(begin)

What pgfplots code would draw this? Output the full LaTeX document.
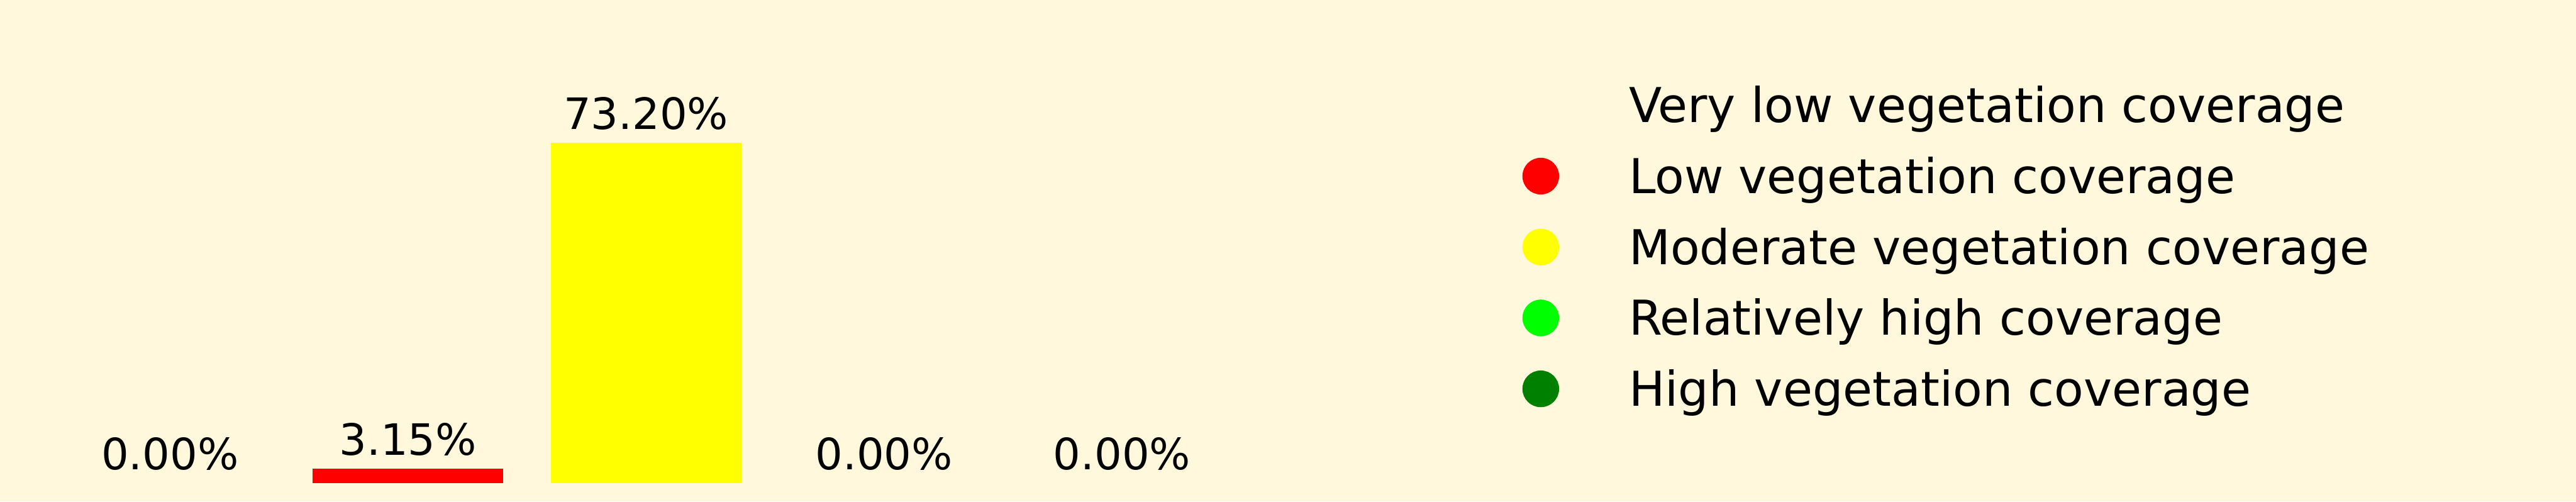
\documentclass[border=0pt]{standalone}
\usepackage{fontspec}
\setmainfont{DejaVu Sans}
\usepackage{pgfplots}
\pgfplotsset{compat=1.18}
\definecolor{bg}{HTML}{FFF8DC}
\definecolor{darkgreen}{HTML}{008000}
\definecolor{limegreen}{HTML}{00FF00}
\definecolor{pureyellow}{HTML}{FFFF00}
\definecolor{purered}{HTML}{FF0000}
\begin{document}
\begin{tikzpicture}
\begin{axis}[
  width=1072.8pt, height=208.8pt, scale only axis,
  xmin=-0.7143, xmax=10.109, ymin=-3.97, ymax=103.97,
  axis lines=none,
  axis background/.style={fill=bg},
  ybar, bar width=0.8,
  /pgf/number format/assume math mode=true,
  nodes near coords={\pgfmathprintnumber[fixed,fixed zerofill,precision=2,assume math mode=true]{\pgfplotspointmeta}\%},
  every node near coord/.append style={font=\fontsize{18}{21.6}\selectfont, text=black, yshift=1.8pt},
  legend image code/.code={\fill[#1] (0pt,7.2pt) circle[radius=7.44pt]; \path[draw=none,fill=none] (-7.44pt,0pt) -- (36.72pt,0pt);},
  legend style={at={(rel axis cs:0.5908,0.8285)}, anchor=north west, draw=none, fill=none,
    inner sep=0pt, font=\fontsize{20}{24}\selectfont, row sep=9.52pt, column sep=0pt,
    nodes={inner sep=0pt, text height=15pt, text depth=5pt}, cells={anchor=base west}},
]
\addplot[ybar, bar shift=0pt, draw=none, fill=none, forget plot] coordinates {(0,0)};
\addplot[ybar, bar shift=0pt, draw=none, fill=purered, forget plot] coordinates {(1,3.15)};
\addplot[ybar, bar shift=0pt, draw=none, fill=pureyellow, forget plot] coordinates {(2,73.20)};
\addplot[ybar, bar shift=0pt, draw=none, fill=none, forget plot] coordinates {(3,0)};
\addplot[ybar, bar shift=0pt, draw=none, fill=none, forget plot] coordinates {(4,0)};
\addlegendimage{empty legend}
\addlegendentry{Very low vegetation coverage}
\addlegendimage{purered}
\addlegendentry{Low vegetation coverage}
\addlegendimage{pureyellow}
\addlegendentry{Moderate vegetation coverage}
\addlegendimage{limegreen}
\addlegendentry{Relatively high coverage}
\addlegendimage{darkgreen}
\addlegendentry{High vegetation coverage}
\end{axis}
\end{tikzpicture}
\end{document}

(end)

Directive: All of the material above needs to be restated exactly, with no pictures.

Answer to the problem:
What pgfplots code would draw this? Output the full LaTeX document.
\documentclass[border=0pt]{standalone}
\usepackage{fontspec}
\setmainfont{DejaVu Sans}
\usepackage{pgfplots}
\pgfplotsset{compat=1.18}
\definecolor{bg}{HTML}{FFF8DC}
\definecolor{darkgreen}{HTML}{008000}
\definecolor{limegreen}{HTML}{00FF00}
\definecolor{pureyellow}{HTML}{FFFF00}
\definecolor{purered}{HTML}{FF0000}
\begin{document}
\begin{tikzpicture}
\begin{axis}[
  width=1072.8pt, height=208.8pt, scale only axis,
  xmin=-0.7143, xmax=10.109, ymin=-3.97, ymax=103.97,
  axis lines=none,
  axis background/.style={fill=bg},
  ybar, bar width=0.8,
  /pgf/number format/assume math mode=true,
  nodes near coords={\pgfmathprintnumber[fixed,fixed zerofill,precision=2,assume math mode=true]{\pgfplotspointmeta}\%},
  every node near coord/.append style={font=\fontsize{18}{21.6}\selectfont, text=black, yshift=1.8pt},
  legend image code/.code={\fill[#1] (0pt,7.2pt) circle[radius=7.44pt]; \path[draw=none,fill=none] (-7.44pt,0pt) -- (36.72pt,0pt);},
  legend style={at={(rel axis cs:0.5908,0.8285)}, anchor=north west, draw=none, fill=none,
    inner sep=0pt, font=\fontsize{20}{24}\selectfont, row sep=9.52pt, column sep=0pt,
    nodes={inner sep=0pt, text height=15pt, text depth=5pt}, cells={anchor=base west}},
]
\addplot[ybar, bar shift=0pt, draw=none, fill=none, forget plot] coordinates {(0,0)};
\addplot[ybar, bar shift=0pt, draw=none, fill=purered, forget plot] coordinates {(1,3.15)};
\addplot[ybar, bar shift=0pt, draw=none, fill=pureyellow, forget plot] coordinates {(2,73.20)};
\addplot[ybar, bar shift=0pt, draw=none, fill=none, forget plot] coordinates {(3,0)};
\addplot[ybar, bar shift=0pt, draw=none, fill=none, forget plot] coordinates {(4,0)};
\addlegendimage{empty legend}
\addlegendentry{Very low vegetation coverage}
\addlegendimage{purered}
\addlegendentry{Low vegetation coverage}
\addlegendimage{pureyellow}
\addlegendentry{Moderate vegetation coverage}
\addlegendimage{limegreen}
\addlegendentry{Relatively high coverage}
\addlegendimage{darkgreen}
\addlegendentry{High vegetation coverage}
\end{axis}
\end{tikzpicture}
\end{document}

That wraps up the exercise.